▶ _Dataset extract_:
══════

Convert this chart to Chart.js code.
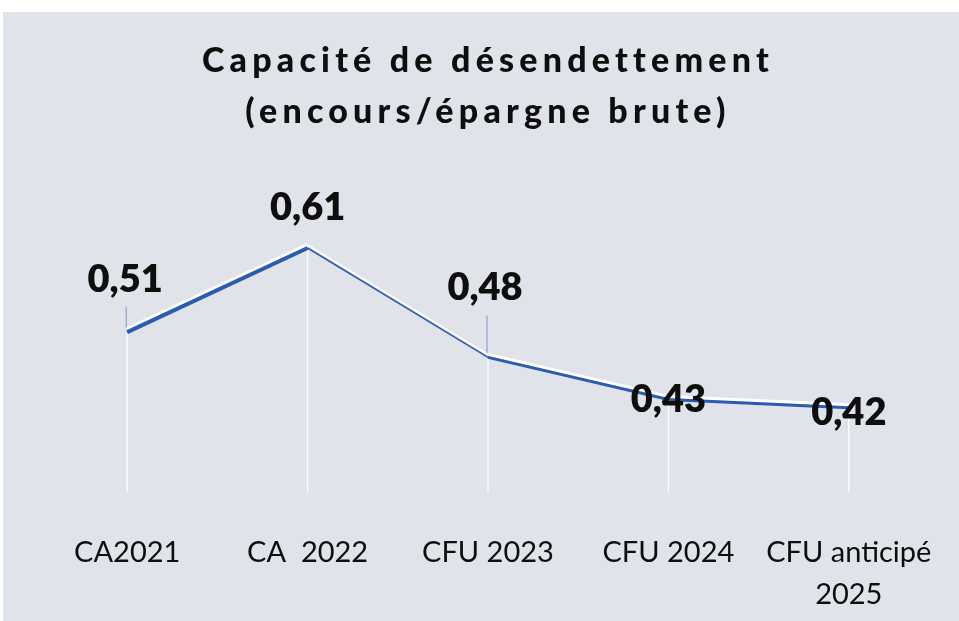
<!DOCTYPE html>
<html>
<head>
<meta charset="utf-8">
<script src="https://cdn.jsdelivr.net/npm/chart.js@4.4.1/dist/chart.umd.min.js"></script>
<style>
  html, body { margin: 0; padding: 0; background: #fff; }
  .chart-wrap { position: absolute; left: 0; top: 0; width: 959px; height: 621px; }
</style>
</head>
<body>
<div class="chart-wrap"><canvas id="debtChart" width="959" height="621"></canvas></div>
<script>
// data
const categories = ['CA2021', 'CA  2022', 'CFU 2023', 'CFU 2024', ['CFU anticipé', '2025']];
const ratioValues = [0.51, 0.61, 0.48, 0.43, 0.42];
const valueLabels = ['0,51', '0,61', '0,48', '0,43', '0,42'];
const titleLines = ['Capacité de désendettement', '(encours/épargne brute)'];

// styling (label nudges relative to each point, segment widths)
const labelDx = [-2, 0, -3, 0, 0];
const labelDy = [-40, -28, -57, 13, 17];
const leaderTop = [-25, null, -42, null, null];
const segWidths = [4, 1.6, 3, 3];

const FONT = 'Lato, "Open Sans", "Noto Sans", sans-serif';
const INK = '#0e0e0e';
const LINE_BLUE = '#2b5cae';

let debtChart = null;

const paperPlugin = {
  id: 'paper',
  beforeDraw(chart) {
    const c = chart.ctx;
    c.save();
    c.fillStyle = '#ffffff';
    c.fillRect(0, 0, chart.width, chart.height);
    c.fillStyle = '#e0e3e9';
    c.fillRect(3, 12, chart.width - 3, chart.height - 12);
    c.restore();
    // title is spaced out in the original
    if ('letterSpacing' in c) c.letterSpacing = '5.2px';
  },
  beforeDatasetsDraw(chart) {
    const c = chart.ctx;
    if ('letterSpacing' in c) c.letterSpacing = '0px';
    // white drop lines + small leader ticks, behind the line
    const meta = chart.getDatasetMeta(0);
    const bottom = chart.chartArea.bottom;
    c.save();
    meta.data.forEach((pt, i) => {
      c.strokeStyle = 'rgba(255,255,255,0.95)';
      c.lineWidth = 1.3;
      c.beginPath();
      c.moveTo(pt.x, pt.y + 2);
      c.lineTo(pt.x, bottom);
      c.stroke();
      if (leaderTop[i] !== null) {
        c.strokeStyle = '#7d97c4';
        c.lineWidth = 1;
        c.beginPath();
        c.moveTo(pt.x - 1, pt.y + leaderTop[i]);
        c.lineTo(pt.x - 1, pt.y - 4);
        c.stroke();
      }
    });
    c.restore();
  },
  beforeDatasetDraw(chart) {
    const c = chart.ctx;
    c.save();
    c.shadowColor = '#ffffff';
    c.shadowBlur = 0;
    c.shadowOffsetX = 0;
    c.shadowOffsetY = -3;
  },
  afterDatasetDraw(chart) {
    chart.ctx.restore();
  },
  afterDatasetsDraw(chart) {
    const c = chart.ctx;
    const meta = chart.getDatasetMeta(0);
    c.save();
    c.font = '800 38px ' + FONT;
    c.fillStyle = INK;
    c.textAlign = 'center';
    c.textBaseline = 'alphabetic';
    meta.data.forEach((pt, i) => {
      c.fillText(valueLabels[i], pt.x + labelDx[i], pt.y + labelDy[i]);
    });
    c.restore();
  }
};

const ctx = document.getElementById('debtChart')?.getContext('2d');
if (ctx) {
  if (debtChart && typeof debtChart.destroy === 'function') { try { debtChart.destroy(); } catch (e) {} }
  debtChart = new Chart(ctx, {
    type: 'line',
    data: {
      labels: categories,
      datasets: [{
        data: ratioValues,
        borderColor: LINE_BLUE,
        borderWidth: 3,
        pointRadius: 0,
        tension: 0,
        fill: false,
        segment: {
          borderWidth: s => segWidths[s.p0DataIndex]
        }
      }]
    },
    options: {
      responsive: false,
      animation: false,
      layout: { padding: { left: 37, right: 20, top: 0, bottom: -35 } },
      plugins: {
        legend: { display: false },
        tooltip: { enabled: false },
        title: {
          display: true,
          text: titleLines,
          color: INK,
          font: { family: FONT, size: 34, weight: 900, lineHeight: 1.5 },
          padding: { top: 36, bottom: 68 }
        }
      },
      scales: {
        x: {
          offset: true,
          grid: { display: false, drawTicks: false },
          border: { display: false },
          afterFit(scale) {
            // keep the category slots evenly across the plot, like the original
            scale.paddingLeft = 0;
            scale.paddingRight = 0;
          },
          ticks: {
            z: 1,
            color: INK,
            padding: 40,
            maxRotation: 0,
            autoSkip: false,
            font: { family: FONT, size: 29, lineHeight: 1.45 }
          }
        },
        y: {
          display: false,
          min: 0.32,
          max: 0.66
        }
      }
    },
    plugins: [paperPlugin]
  });
}
</script>
</body>
</html>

══════

▶ _What the exercise asks_:
Skip the pictures, then retype every line above exactly.

▶ _Complete answer_:
Convert this chart to Chart.js code.
<!DOCTYPE html>
<html>
<head>
<meta charset="utf-8">
<script src="https://cdn.jsdelivr.net/npm/chart.js@4.4.1/dist/chart.umd.min.js"></script>
<style>
  html, body { margin: 0; padding: 0; background: #fff; }
  .chart-wrap { position: absolute; left: 0; top: 0; width: 959px; height: 621px; }
</style>
</head>
<body>
<div class="chart-wrap"><canvas id="debtChart" width="959" height="621"></canvas></div>
<script>
// data
const categories = ['CA2021', 'CA  2022', 'CFU 2023', 'CFU 2024', ['CFU anticipé', '2025']];
const ratioValues = [0.51, 0.61, 0.48, 0.43, 0.42];
const valueLabels = ['0,51', '0,61', '0,48', '0,43', '0,42'];
const titleLines = ['Capacité de désendettement', '(encours/épargne brute)'];

// styling (label nudges relative to each point, segment widths)
const labelDx = [-2, 0, -3, 0, 0];
const labelDy = [-40, -28, -57, 13, 17];
const leaderTop = [-25, null, -42, null, null];
const segWidths = [4, 1.6, 3, 3];

const FONT = 'Lato, "Open Sans", "Noto Sans", sans-serif';
const INK = '#0e0e0e';
const LINE_BLUE = '#2b5cae';

let debtChart = null;

const paperPlugin = {
  id: 'paper',
  beforeDraw(chart) {
    const c = chart.ctx;
    c.save();
    c.fillStyle = '#ffffff';
    c.fillRect(0, 0, chart.width, chart.height);
    c.fillStyle = '#e0e3e9';
    c.fillRect(3, 12, chart.width - 3, chart.height - 12);
    c.restore();
    // title is spaced out in the original
    if ('letterSpacing' in c) c.letterSpacing = '5.2px';
  },
  beforeDatasetsDraw(chart) {
    const c = chart.ctx;
    if ('letterSpacing' in c) c.letterSpacing = '0px';
    // white drop lines + small leader ticks, behind the line
    const meta = chart.getDatasetMeta(0);
    const bottom = chart.chartArea.bottom;
    c.save();
    meta.data.forEach((pt, i) => {
      c.strokeStyle = 'rgba(255,255,255,0.95)';
      c.lineWidth = 1.3;
      c.beginPath();
      c.moveTo(pt.x, pt.y + 2);
      c.lineTo(pt.x, bottom);
      c.stroke();
      if (leaderTop[i] !== null) {
        c.strokeStyle = '#7d97c4';
        c.lineWidth = 1;
        c.beginPath();
        c.moveTo(pt.x - 1, pt.y + leaderTop[i]);
        c.lineTo(pt.x - 1, pt.y - 4);
        c.stroke();
      }
    });
    c.restore();
  },
  beforeDatasetDraw(chart) {
    const c = chart.ctx;
    c.save();
    c.shadowColor = '#ffffff';
    c.shadowBlur = 0;
    c.shadowOffsetX = 0;
    c.shadowOffsetY = -3;
  },
  afterDatasetDraw(chart) {
    chart.ctx.restore();
  },
  afterDatasetsDraw(chart) {
    const c = chart.ctx;
    const meta = chart.getDatasetMeta(0);
    c.save();
    c.font = '800 38px ' + FONT;
    c.fillStyle = INK;
    c.textAlign = 'center';
    c.textBaseline = 'alphabetic';
    meta.data.forEach((pt, i) => {
      c.fillText(valueLabels[i], pt.x + labelDx[i], pt.y + labelDy[i]);
    });
    c.restore();
  }
};

const ctx = document.getElementById('debtChart')?.getContext('2d');
if (ctx) {
  if (debtChart && typeof debtChart.destroy === 'function') { try { debtChart.destroy(); } catch (e) {} }
  debtChart = new Chart(ctx, {
    type: 'line',
    data: {
      labels: categories,
      datasets: [{
        data: ratioValues,
        borderColor: LINE_BLUE,
        borderWidth: 3,
        pointRadius: 0,
        tension: 0,
        fill: false,
        segment: {
          borderWidth: s => segWidths[s.p0DataIndex]
        }
      }]
    },
    options: {
      responsive: false,
      animation: false,
      layout: { padding: { left: 37, right: 20, top: 0, bottom: -35 } },
      plugins: {
        legend: { display: false },
        tooltip: { enabled: false },
        title: {
          display: true,
          text: titleLines,
          color: INK,
          font: { family: FONT, size: 34, weight: 900, lineHeight: 1.5 },
          padding: { top: 36, bottom: 68 }
        }
      },
      scales: {
        x: {
          offset: true,
          grid: { display: false, drawTicks: false },
          border: { display: false },
          afterFit(scale) {
            // keep the category slots evenly across the plot, like the original
            scale.paddingLeft = 0;
            scale.paddingRight = 0;
          },
          ticks: {
            z: 1,
            color: INK,
            padding: 40,
            maxRotation: 0,
            autoSkip: false,
            font: { family: FONT, size: 29, lineHeight: 1.45 }
          }
        },
        y: {
          display: false,
          min: 0.32,
          max: 0.66
        }
      }
    },
    plugins: [paperPlugin]
  });
}
</script>
</body>
</html>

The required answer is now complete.